Abu Dhabi, UAE
ADNOC Logistics & Services (ADNOC L&S) and TA’ZIZ have formalized a major 50-year strategic agreement to construct, own, and operate a dedicated chemicals port at the TA’ZIZ Industrial Chemicals Zone in Al Ruwais, part of the Al Dhafra Region. The project is seen as a cornerstone in the UAE’s plans to ramp up its chemicals sector, reduce dependency on raw hydrocarbon exports, and strengthen downstream value creation.
Project Overview & Scope
- Parties Involved: ADNOC Logistics & Services PLC will build, own, and operate the port;
- Duration: The agreement spans 50 years.
- Value & Timeline: The port is valued at over US$300 million. Scheduled for completion by Q4 2026, the facility is expected to begin serving the TA’ZIZ chemical output and exports soon thereafter.

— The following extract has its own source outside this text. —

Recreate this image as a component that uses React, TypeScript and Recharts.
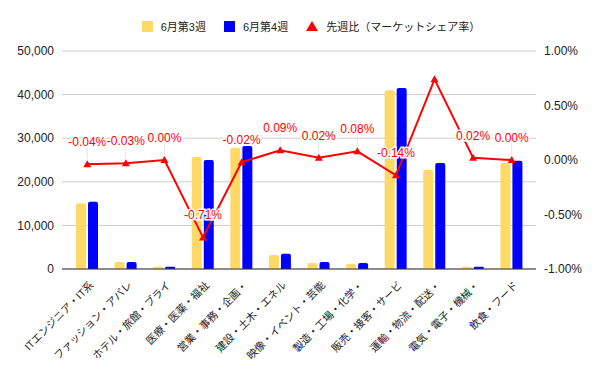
import React from 'react';
import { ComposedChart, Bar, Line, XAxis, YAxis, CartesianGrid } from 'recharts';

const categories = [
  'ITエンジニア・IT系',
  'ファッション・アパレ',
  'ホテル・旅館・ブライ',
  '医療・医薬・福祉',
  '営業・事務・企画・',
  '建設・土木・エネル',
  '映像・イベント・芸能',
  '製造・工場・化学・',
  '販売・接客・サービ',
  '運輸・物流・配送・',
  '電気・電子・機械・',
  '飲食・フード',
];

const week3 = [15100, 1600, 500, 25700, 27800, 3200, 1400, 1200, 41000, 22700, 500, 24300];
const week4 = [15400, 1600, 500, 25000, 28200, 3500, 1600, 1400, 41500, 24300, 500, 24800];
const shareDiff = [-0.04, -0.03, 0.0, -0.71, -0.02, 0.09, 0.02, 0.08, -0.14, 0.74, 0.02, 0.0];
// the reference leaves this point without a label
const hiddenLabels = [9];

const leftTicks = [0, 10000, 20000, 30000, 40000, 50000];
const rightTicks = [-1, -0.5, 0, 0.5, 1];

const data = categories.map((name, i) => ({
  name,
  week3: week3[i],
  week4: week4[i],
  diff: shareDiff[i],
}));

const YELLOW = '#FFD966';
const BLUE = '#0000FF';
const RED = '#FF0000';
const FONT = 'Arial, "Liberation Sans", "Noto Sans CJK JP", sans-serif';

const XTick = (props: any) => {
  const { x, y, payload } = props;
  return (
    <g transform={`translate(${x + 4},${y + 6})`}>
      <text transform="rotate(-45)" textAnchor="end" fontSize={10.5} fill="#222" fontFamily={FONT} dy={4}>
        {payload.value}
      </text>
    </g>
  );
};

const Triangle = (props: any) => {
  const { cx, cy } = props;
  if (cx == null || cy == null) return null;
  return <path d={`M${cx},${cy - 4} L${cx + 4},${cy + 3} L${cx - 4},${cy + 3} Z`} fill={RED} />;
};

const DiffLabel = (props: any) => {
  const { x, y, value, index } = props;
  if (hiddenLabels.includes(index)) return null;
  return (
    <g>
      <line x1={x} x2={x} y1={y - 5} y2={y - 17} stroke="#e6e6e6" strokeWidth={1} />
      <text
        x={x}
        y={y - 18}
        textAnchor="middle"
        fontSize={12}
        fill={RED}
        fontFamily={FONT}
        stroke="#fff"
        strokeWidth={3}
        paintOrder="stroke"
      >
        {`${Number(value).toFixed(2)}%`}
      </text>
    </g>
  );
};

const LegendBox = () => (
  <div
    style={{
      position: 'absolute',
      top: 18,
      left: 0,
      width: 600,
      display: 'flex',
      justifyContent: 'center',
      gap: 18,
      fontFamily: FONT,
      fontSize: 11,
      color: '#222',
    }}
  >
    <span style={{ display: 'flex', alignItems: 'center', gap: 8, marginLeft: 22 }}>
      <span style={{ width: 11, height: 11, background: YELLOW, display: 'inline-block' }} />
      6月第3週
    </span>
    <span style={{ display: 'flex', alignItems: 'center', gap: 8 }}>
      <span style={{ width: 11, height: 11, background: BLUE, display: 'inline-block' }} />
      6月第4週
    </span>
    <span style={{ display: 'flex', alignItems: 'center', gap: 8 }}>
      <svg width={12} height={11}>
        <path d="M6,0 L12,10 L0,10 Z" fill={RED} />
      </svg>
      先週比（マーケットシェア率）
    </span>
  </div>
);

const App: React.FC = () => {
  return (
    <div style={{ position: 'absolute', top: 0, left: 0, width: 600, height: 371, background: '#fff' }}>
      <ComposedChart
        width={600}
        height={371}
        data={data}
        margin={{ top: 51, right: 0, left: 0, bottom: 0 }}
        barSize={10}
        barGap={2}
      >
        <CartesianGrid vertical={false} stroke="#cccccc" yAxisId="left" />
        <XAxis
          dataKey="name"
          interval={0}
          height={102}
          tick={<XTick />}
          tickLine={false}
          axisLine={{ stroke: '#333' }}
          padding={{ left: 6, right: 5 }}
        />
        <YAxis
          yAxisId="left"
          width={62}
          domain={[0, 50000]}
          ticks={leftTicks}
          tickFormatter={(v: number) => v.toLocaleString('en-US')}
          axisLine={false}
          tickLine={false}
          tick={{ fontSize: 12, fill: '#222', fontFamily: FONT }}
        />
        <YAxis
          yAxisId="right"
          orientation="right"
          width={64}
          domain={[-1, 1]}
          ticks={rightTicks}
          tickFormatter={(v: number) => `${v.toFixed(2)}%`}
          axisLine={false}
          tickLine={false}
          tick={{ fontSize: 12, fill: '#222', fontFamily: FONT }}
        />
        <Bar yAxisId="left" dataKey="week3" fill={YELLOW} radius={[2, 2, 0, 0]} isAnimationActive={false} />
        <Bar yAxisId="left" dataKey="week4" fill={BLUE} radius={[2, 2, 0, 0]} isAnimationActive={false} />
        <Line
          yAxisId="right"
          dataKey="diff"
          stroke={RED}
          strokeWidth={2}
          dot={<Triangle />}
          activeDot={false}
          label={<DiffLabel />}
          isAnimationActive={false}
        />
      </ComposedChart>
      <LegendBox />
    </div>
  );
};

export default App;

- Revenue Projections: Over the first 27 years of its operation, the port is projected to generate over US$1.3 billion in revenue for ADNOC L&S.
Capacity & Infrastructure
- Chemicals Production at TA’ZIZ: By end of 2028, TA’ZIZ aims to produce about 4.7 million tonnes per annum (mtpa) of various chemicals. The range includes methanol, low-carbon ammonia, caustic soda, ethylene dichloride (EDC), vinyl chloride monomer (VCM), and polyvinyl chloride (PVC). Some of these chemicals will be produced in the UAE for the first time.
- Port Features:
- Three berths: two liquid berths for chemicals like ammonia, methanol, EDC, VCM, and caustic soda (primarily for TA’ZIZ use), and one dry berth.
- Shore-to-ship power (also known as cold ironing), connecting docked vessels to the clean-energy powered grid. This helps reduce emissions when ships are docked.
- Storage infrastructure, pipelines between tanks and jetties, inter-site pipelines, and shared utility infrastructure as part of the TA’ZIZ ecosystem.
Strategic Implications
- Export Gateway: The port will serve as a dedicated export facility for TA’ZIZ’s growing downstream chemicals output, improving logistical efficiency and reducing dependency on third-party ports.
- Economic Diversification: This project supports the UAE’s drive to move up the chemical value chain, producing higher-value chemical products domestically rather than just exporting raw feedstocks. It aligns with broader national goals of industrialization and economic diversification.
- Job Creation & Local Value: The development is expected to create thousands of jobs and unlock many downstream industries, particularly in construction, agriculture, healthcare, and other sectors that use chemicals like PVC etc. Moreover, many contracts awarded for the infrastructure are designed to produce significant “in-Country Value” (ICV) for the UAE economy.
- Proximity to Markets: Ruwais is strategically located to serve fast-growth markets in Asia and Africa, giving the UAE improved access and competitive advantage for exporting chemical products.
Challenges & Considerations
While the project is ambitious and well-positioned, there are a number of factors to watch:
- Timeline Risk: Delivering large infrastructure (berths, pipelines, storage) by Q4 2026 is ambitious. Delays in construction, regulatory approvals, or supply chain disruptions could push back timelines.
- Market Demand & Price Volatility: Global chemical markets are exposed to feedstock prices, energy costs, and trade policies. Ensuring sufficient demand and managing cost competitiveness will be crucial.
- Regulatory & Environmental Compliance: With features like cold ironing, the project shows environmental considerations. Still, chemical plants and ports must manage risks of leaks, emissions, and safety. Ensuring regulatory compliance (local, regional, global) and social license will be important.
- Integration with Other TA’ZIZ Projects: The port is one part of a larger ecosystem including production plants, utilities, feedstock supply, terminal infrastructure, etc. Coordination, synergies, and timely progress in all components are key for the system to function effectively.
Quotes from Leadership
- Captain Abdulkareem Al Masabi, CEO of ADNOC L&S, emphasized that the port will provide “long-term, predictable revenue” and support TA’ZIZ’s “growing chemicals ecosystem,” reflecting the company’s strategy to expand into high-growth sectors.
- Mashal Al-Kindi, CEO of TA’ZIZ, highlighted the strategic location of Ruwais “close to fast-growth markets in Asia and Africa,” and commented that the port will allow export “efficiently and at scale.”
Conclusion
The ADNOC L&S & TA’ZIZ chemicals port in Ruwais is shaping up to be a foundational piece in the UAE’s evolving industrial landscape. Once operational, it will help the country transition further into higher-value chemical products, generate substantial revenues, bolster export capabilities, and bring forward employment and infrastructure development.
If all goes to plan, the port should be fully operational by late 2026, by which point TA’ZIZ’s chemical output will already be rising, making the port a timely solution to support that scale-up. However, as with large industrial projects, delivery and external market conditions will be pivotal.